FINRA Announces Initiative to Transform CRD, Other Registration Systems: FINRA announced details of a multi-phased effort to overhaul its registration and disclosure programs, including the Central Registration Depository (CRD)—the central licensing and registration system that FINRA operates for the U.S. securities industry and its regulators and that provides the backbone of BrokerCheck. The first phase of the transformation—a new WebCRD interface that highlights important information or activities requiring immediate attention of firms, branches and individuals—goes into effect June 30.


Kathy Kraninger Selected to Lead CFPB: On Saturday, the White House announced President Trump has selected Kathy Kraninger as his nominee to succeed Acting Director Mick Mulvaney at the Consumer Financial Protection Bureau. Ms. Kraninger’s name had not been among those thought to be under consideration, and surprised many. She currently works under Acting Director Mulvaney at the Office of Management and Budget and was described in a statement, “As a staunch supporter of free enterprise, [who] will continue the reforms of the Bureau initiated by Acting Director Mick Mulvaney.” She is sure to face a contentious hearing, with tough questions from progressive Democrats such as Sen. Elizabeth Warren (D-MA).

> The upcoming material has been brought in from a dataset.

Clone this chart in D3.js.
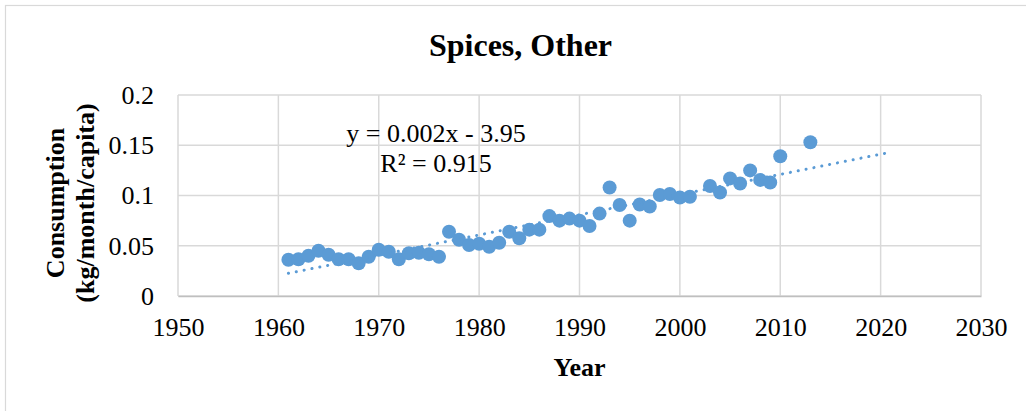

NYCHA Commits US$1.2B in Consent Decree to Resolve Public Housing Health Issues: New York City’s Housing Authority reached a consent decree with HUD, the DOJ and EPA on Monday, with the NYCHA agreeing to invest US$1.2B into addressing health hazards in public housing units, including issues surrounding lead paint. In a statement, U.S. Attorney Geoffrey Berman said, “NYCHA's failure to provide decent, safe, and sanitary housing is simply unacceptable, and illegal. Children must be protected from toxic lead paint, apartments must be free of mold and pest infestations, and developments must provide adequate heat in winter and elevator service.”